# start of Data for processing

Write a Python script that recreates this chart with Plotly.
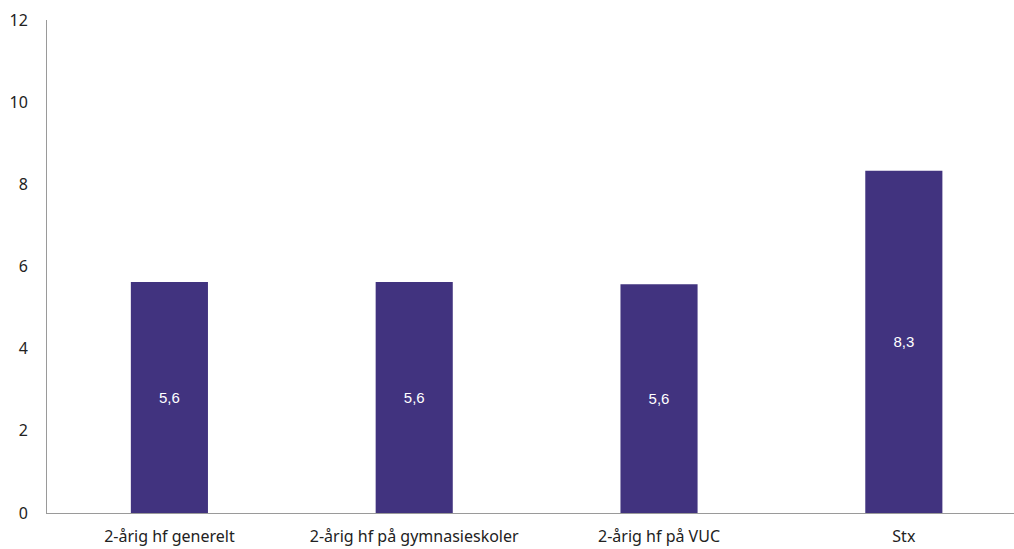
import plotly.graph_objects as go

categories = ["2-årig hf generelt", "2-årig hf på gymnasieskoler", "2-årig hf på VUC", "Stx"]
values = [5.62, 5.62, 5.57, 8.33]
labels = [f"{v:.1f}".replace(".", ",") for v in values]
y_ticks = [0, 2, 4, 6, 8, 10, 12]

fig = go.Figure(go.Bar(
    x=categories, y=values, text=labels,
    textposition="inside", insidetextanchor="middle",
    textfont=dict(family="Liberation Sans, Arial", size=15, color="white"),
    marker=dict(color="#41337F", line=dict(width=0)),
    width=0.315,
))
fig.update_layout(
    width=1014, height=549,
    margin=dict(l=47, r=0, t=20, b=36),
    plot_bgcolor="white", paper_bgcolor="white",
    showlegend=False,
    font=dict(family="Noto Sans", size=16, color="#222"),
)
fig.update_yaxes(range=[0, 12], tickvals=y_ticks, showgrid=False, zeroline=False,
                 showline=True, linecolor="#9a9a9a", linewidth=1, ticks="",
                 ticklabelstandoff=15, tickfont=dict(size=16), automargin=False)
fig.update_xaxes(showline=True, linecolor="#9a9a9a", linewidth=1, ticks="",
                 showgrid=False, tickfont=dict(size=16), automargin=False,
                 ticklabelstandoff=9, range=[-0.5, 3.45])
fig.write_html("out.html", config={"displayModeBar": False},
               post_script="document.body.style.margin='0';document.body.style.overflow='hidden';")
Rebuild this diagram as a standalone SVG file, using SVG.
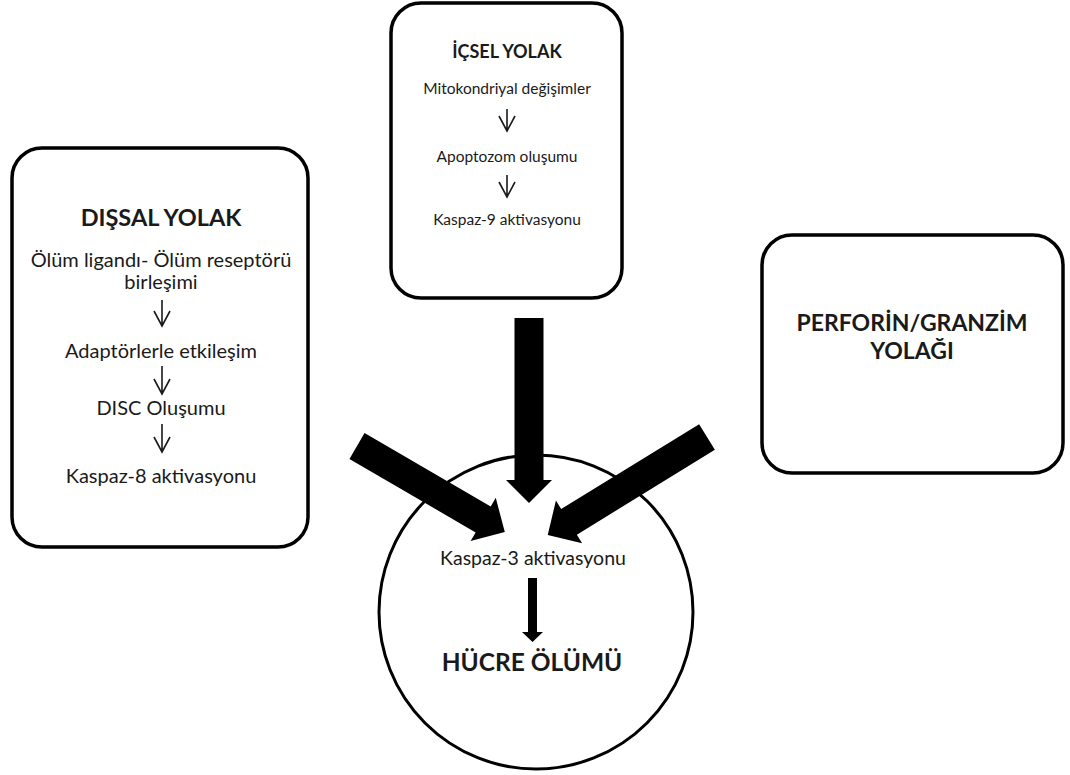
<svg xmlns="http://www.w3.org/2000/svg" width="1070" height="775" viewBox="0 0 1070 775">
<style>
.box{fill:#fff;stroke:#000;stroke-width:3.5}
.t{font-family:Lato,"Open Sans","Liberation Sans",sans-serif;fill:#1a1a1a;text-anchor:middle}
.b{font-weight:bold}
.thin{fill:none;stroke:#1a1a1a;stroke-width:1.6}
.big{fill:#000}
</style>
<rect width="1070" height="775" fill="#fff"/>
<g id="icsel">
<rect class="box" x="391" y="3" width="231" height="295" rx="30"/>
<text class="t b" x="507" y="58" font-size="18">İÇSEL YOLAK</text>
<text class="t" x="507" y="94" font-size="15.5">Mitokondriyal değişimler</text>
<path class="thin" d="M507 109V131M499 116L507 131L515 116"/>
<text class="t" x="507" y="162" font-size="15.5">Apoptozom oluşumu</text>
<path class="thin" d="M507 175V197M499 182L507 197L515 182"/>
<text class="t" x="507" y="225" font-size="15.5">Kaspaz-9 aktivasyonu</text>
</g>
<g id="dissal">
<rect class="box" x="12" y="148" width="296" height="399" rx="30"/>
<text class="t b" x="161" y="226" font-size="23.5">DIŞSAL YOLAK</text>
<text class="t" x="161" y="267" font-size="20">Ölüm ligandı- Ölüm reseptörü<tspan x="161" dy="22">birleşimi</tspan></text>
<path class="thin" d="M162 300V326M154 311L162 326L170 311"/>
<text class="t" x="161" y="358" font-size="20">Adaptörlerle etkileşim</text>
<path class="thin" d="M162 366V394M154 379L162 394L170 379"/>
<text class="t" x="161" y="415" font-size="20">DISC Oluşumu</text>
<path class="thin" d="M162 424V452M154 437L162 452L170 437"/>
<text class="t" x="161" y="483" font-size="20">Kaspaz-8 aktivasyonu</text>
</g>
<g id="perforin">
<rect class="box" x="762" y="235" width="301" height="238" rx="30"/>
<text class="t b" x="912" y="331" font-size="23">PERFORİN/GRANZİM<tspan x="912" dy="27.5">YOLAĞI</tspan></text>
</g>
<g id="hucre">
<circle cx="536" cy="612" r="157" fill="#fff" stroke="#000" stroke-width="3"/>
<text class="t" x="533" y="565" font-size="19.5">Kaspaz-3 aktivasyonu</text>
<text class="t b" x="532" y="671" font-size="24.5">HÜCRE ÖLÜMÜ</text>
</g>
<g id="connectors">
<polygon class="big" points="0,-14.5 162,-14.5 162,-23 185,0 162,23 162,14.5 0,14.5" transform="translate(529,318) rotate(90)"/>
<polygon class="big" points="0,-15 146,-15 146,-25 171,0 146,25 146,15 0,15" transform="translate(357,446) rotate(30.2)"/>
<polygon class="big" points="0,-15 162,-15 162,-25 187,0 162,25 162,15 0,15" transform="translate(707,437) rotate(148.4)"/>
<polygon class="big" points="528,578 537,578 537,632 543,632 532.5,642 522,632 528,632"/>
</g>
</svg>
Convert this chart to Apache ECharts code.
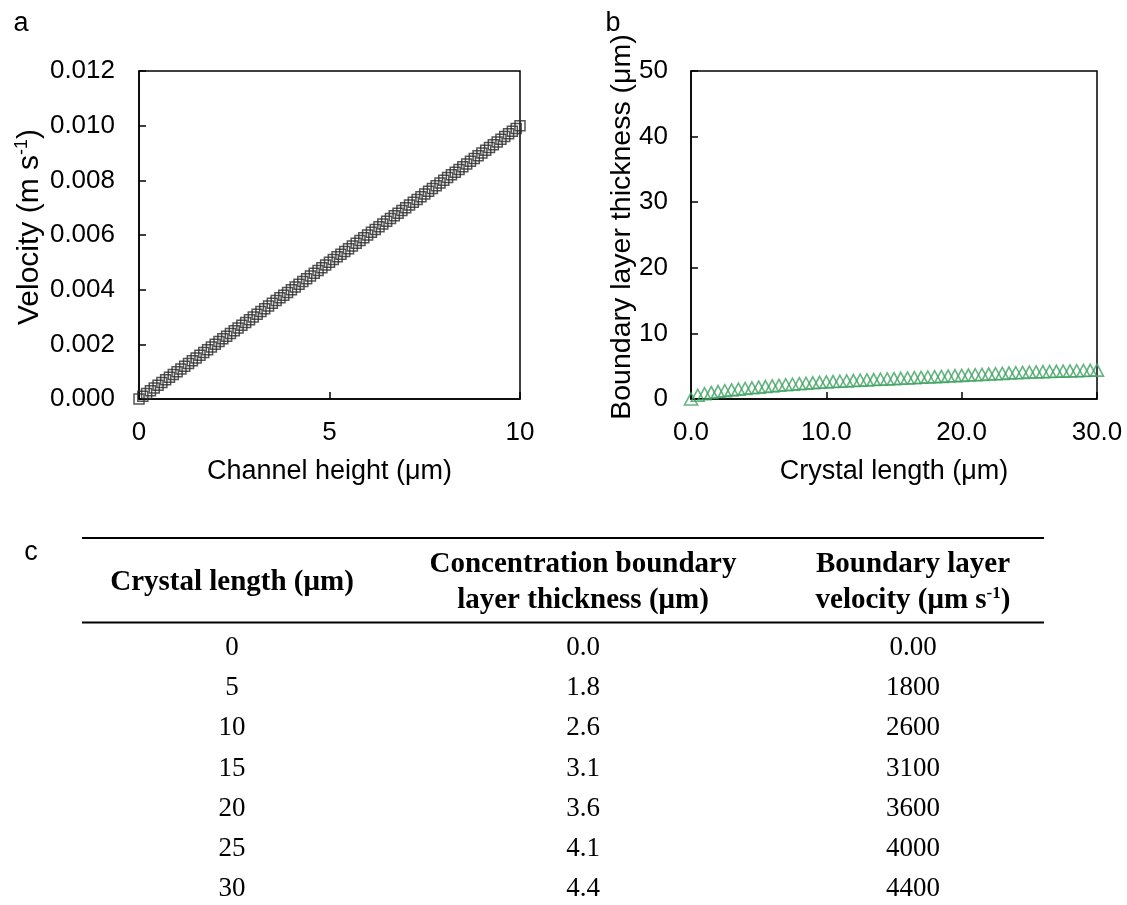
<!DOCTYPE html>
<html>
<head>
<meta charset="utf-8">
<script src="https://cdn.jsdelivr.net/npm/echarts@6/dist/echarts.min.js"></script>
<style>
  html, body { margin: 0; padding: 0; background: #fff; }
  #chart { width: 1127px; height: 905px; }
</style>
</head>
<body>
<div id="chart"></div>
<script>
// Panel a: linear velocity profile across the channel
const channelHeight = [
  0.0, 0.1, 0.2, 0.3, 0.4, 0.5, 0.6, 0.7, 0.8, 0.9,
  1.0, 1.1, 1.2, 1.3, 1.4, 1.5, 1.6, 1.7, 1.8, 1.9,
  2.0, 2.1, 2.2, 2.3, 2.4, 2.5, 2.6, 2.7, 2.8, 2.9,
  3.0, 3.1, 3.2, 3.3, 3.4, 3.5, 3.6, 3.7, 3.8, 3.9,
  4.0, 4.1, 4.2, 4.3, 4.4, 4.5, 4.6, 4.7, 4.8, 4.9,
  5.0, 5.1, 5.2, 5.3, 5.4, 5.5, 5.6, 5.7, 5.8, 5.9,
  6.0, 6.1, 6.2, 6.3, 6.4, 6.5, 6.6, 6.7, 6.8, 6.9,
  7.0, 7.1, 7.2, 7.3, 7.4, 7.5, 7.6, 7.7, 7.8, 7.9,
  8.0, 8.1, 8.2, 8.3, 8.4, 8.5, 8.6, 8.7, 8.8, 8.9,
  9.0, 9.1, 9.2, 9.3, 9.4, 9.5, 9.6, 9.7, 9.8, 9.9,
  10.0
];
const velocity = [
  0.0000, 0.0001, 0.0002, 0.0003, 0.0004, 0.0005, 0.0006, 0.0007, 0.0008, 0.0009,
  0.0010, 0.0011, 0.0012, 0.0013, 0.0014, 0.0015, 0.0016, 0.0017, 0.0018, 0.0019,
  0.0020, 0.0021, 0.0022, 0.0023, 0.0024, 0.0025, 0.0026, 0.0027, 0.0028, 0.0029,
  0.0030, 0.0031, 0.0032, 0.0033, 0.0034, 0.0035, 0.0036, 0.0037, 0.0038, 0.0039,
  0.0040, 0.0041, 0.0042, 0.0043, 0.0044, 0.0045, 0.0046, 0.0047, 0.0048, 0.0049,
  0.0050, 0.0051, 0.0052, 0.0053, 0.0054, 0.0055, 0.0056, 0.0057, 0.0058, 0.0059,
  0.0060, 0.0061, 0.0062, 0.0063, 0.0064, 0.0065, 0.0066, 0.0067, 0.0068, 0.0069,
  0.0070, 0.0071, 0.0072, 0.0073, 0.0074, 0.0075, 0.0076, 0.0077, 0.0078, 0.0079,
  0.0080, 0.0081, 0.0082, 0.0083, 0.0084, 0.0085, 0.0086, 0.0087, 0.0088, 0.0089,
  0.0090, 0.0091, 0.0092, 0.0093, 0.0094, 0.0095, 0.0096, 0.0097, 0.0098, 0.0099,
  0.0100
];

// Panel b: concentration boundary layer thickness along the crystal
const crystalLength = [
  0.0, 0.5, 1.0, 1.5, 2.0, 2.5, 3.0, 3.5, 4.0, 4.5,
  5.0, 5.5, 6.0, 6.5, 7.0, 7.5, 8.0, 8.5, 9.0, 9.5,
  10.0, 10.5, 11.0, 11.5, 12.0, 12.5, 13.0, 13.5, 14.0, 14.5,
  15.0, 15.5, 16.0, 16.5, 17.0, 17.5, 18.0, 18.5, 19.0, 19.5,
  20.0, 20.5, 21.0, 21.5, 22.0, 22.5, 23.0, 23.5, 24.0, 24.5,
  25.0, 25.5, 26.0, 26.5, 27.0, 27.5, 28.0, 28.5, 29.0, 29.5,
  30.0
];
const layerThickness = [
  0.00, 0.57, 0.80, 0.98, 1.13, 1.26, 1.39, 1.50, 1.60, 1.70,
  1.80, 1.90, 1.99, 2.08, 2.17, 2.25, 2.33, 2.40, 2.47, 2.54,
  2.60, 2.66, 2.71, 2.76, 2.81, 2.86, 2.91, 2.96, 3.01, 3.06,
  3.10, 3.15, 3.20, 3.25, 3.30, 3.35, 3.40, 3.45, 3.50, 3.55,
  3.60, 3.65, 3.70, 3.75, 3.80, 3.85, 3.90, 3.95, 4.00, 4.05,
  4.10, 4.13, 4.16, 4.19, 4.22, 4.25, 4.28, 4.31, 4.34, 4.37,
  4.40
];

// Panel c: summary table
const tableHeaders = [
  ['{h|Crystal length (μm)}'],
  ['{h|Concentration boundary}', '{h|layer thickness (μm)}'],
  ['{h|Boundary layer}', '{h|velocity (μm s}{hs|-1}{h|)}']
];
const tableLength = ['0', '5', '10', '15', '20', '25', '30'];
const tableThickness = ['0.0', '1.8', '2.6', '3.1', '3.6', '4.1', '4.4'];
const tableVelocity = ['0.00', '1800', '2600', '3100', '3600', '4000', '4400'];

const SANS = '"Liberation Sans", Arial, Helvetica, sans-serif';
const SERIF = '"Liberation Serif", "Times New Roman", serif';

const chart = echarts.init(document.getElementById('chart'), null, { renderer: 'canvas' });

function axisBase(extra) {
  return Object.assign({
    type: 'value',
    axisLine: { show: true, lineStyle: { color: '#000', width: 1.5 } },
    axisTick: { show: true, inside: true, length: 7, lineStyle: { color: '#000', width: 1.5 } },
    splitLine: { show: false },
    nameTextStyle: { color: '#000', fontSize: 27, fontFamily: SANS }
  }, extra);
}

// Table layout
const colX = [232, 583, 913];
const tableLeft = 82, tableRight = 1044;
const headerMidY = 583, headerLineGap = 36;
const firstRowY = 648, rowGap = 40.2;

const graphics = [];
// panel letters
[['a', 21, 24], ['b', 613, 24], ['c', 31, 553]].forEach(function (p) {
  graphics.push({
    type: 'text', x: p[1], y: p[2],
    style: { text: p[0], fontSize: 27, fontFamily: SANS, fill: '#000', align: 'center', verticalAlign: 'middle' }
  });
});
// rotated y-axis titles
graphics.push({
  type: 'text', x: 30, y: 227, rotation: Math.PI / 2,
  style: {
    text: '{t|Velocity (m s}{s|-1}{t|)}',
    align: 'center', verticalAlign: 'middle',
    rich: {
      t: { fontSize: 30, fontFamily: SANS, fill: '#000', lineHeight: 33 },
      s: { fontSize: 18, fontFamily: SANS, fill: '#000', lineHeight: 19, verticalAlign: 'top' }
    }
  }
});
graphics.push({
  type: 'text', x: 622, y: 227, rotation: Math.PI / 2,
  style: { text: 'Boundary layer thickness (μm)', fontSize: 28.5, fontFamily: SANS, fill: '#000', align: 'center', verticalAlign: 'middle' }
});
// table rules
graphics.push({ type: 'rect', shape: { x: tableLeft, y: 537, width: tableRight - tableLeft, height: 2 }, style: { fill: '#000' } });
graphics.push({ type: 'rect', shape: { x: tableLeft, y: 621.5, width: tableRight - tableLeft, height: 2 }, style: { fill: '#000' } });
// table header
tableHeaders.forEach(function (lines, c) {
  lines.forEach(function (line, k) {
    graphics.push({
      type: 'text', x: colX[c], y: headerMidY + (k - (lines.length - 1) / 2) * headerLineGap,
      style: {
        text: line, align: 'center', verticalAlign: 'middle',
        rich: {
          h: { fontSize: 29, fontWeight: 'bold', fontFamily: SERIF, fill: '#000', lineHeight: 31 },
          hs: { fontSize: 17, fontWeight: 'bold', fontFamily: SERIF, fill: '#000', lineHeight: 18, verticalAlign: 'top' }
        }
      }
    });
  });
});
// table body
[tableLength, tableThickness, tableVelocity].forEach(function (col, c) {
  col.forEach(function (val, r) {
    graphics.push({
      type: 'text', x: colX[c], y: firstRowY + r * rowGap,
      style: { text: val, fontSize: 27, fontFamily: SERIF, fill: '#000', align: 'center', verticalAlign: 'middle' }
    });
  });
});

const option = {
  animation: false,
  backgroundColor: '#fff',
  grid: [
    { left: 139, top: 71, width: 381, height: 328, show: true, borderColor: '#000', borderWidth: 1.5, containLabel: false },
    { left: 691, top: 71, width: 406, height: 328, show: true, borderColor: '#000', borderWidth: 1.5, containLabel: false }
  ],
  xAxis: [
    axisBase({
      gridIndex: 0, min: 0, max: 10, interval: 5,
      axisLabel: { color: '#000', fontSize: 26, fontFamily: SANS, margin: 21 },
      name: 'Channel height (μm)', nameLocation: 'middle', nameGap: 59
    }),
    axisBase({
      gridIndex: 1, min: 0, max: 30, interval: 10,
      axisLabel: { color: '#000', fontSize: 26, fontFamily: SANS, margin: 21, formatter: function (v) { return v.toFixed(1); } },
      name: 'Crystal length (μm)', nameLocation: 'middle', nameGap: 59
    })
  ],
  yAxis: [
    axisBase({
      gridIndex: 0, min: 0, max: 0.012, interval: 0.002,
      axisLabel: { color: '#000', fontSize: 26, fontFamily: SANS, margin: 24, formatter: function (v) { return v.toFixed(3); } }
    }),
    axisBase({
      gridIndex: 1, min: 0, max: 50, interval: 10,
      axisLabel: { color: '#000', fontSize: 26, fontFamily: SANS, margin: 23 }
    })
  ],
  series: [
    {
      type: 'scatter', xAxisIndex: 0, yAxisIndex: 0, clip: false,
      data: channelHeight.map(function (h, i) { return [h, velocity[i]]; }),
      symbol: 'rect', symbolSize: 10,
      itemStyle: { color: 'rgba(0,0,0,0)', borderColor: '#2b2b2b', borderWidth: 1.5 }
    },
    {
      type: 'scatter', xAxisIndex: 1, yAxisIndex: 1, clip: false,
      data: crystalLength.map(function (x, i) { return [x, layerThickness[i]]; }),
      symbol: 'triangle', symbolSize: [13, 12],
      itemStyle: { color: 'rgba(0,0,0,0)', borderColor: '#3fa362', borderWidth: 1.6 }
    }
  ],
  graphic: graphics
};

chart.setOption(option);
</script>
</body>
</html>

# end of Data for processing

Figure out how many lines of the data above include "this", then give the number and nothing more.

Solved exercise
3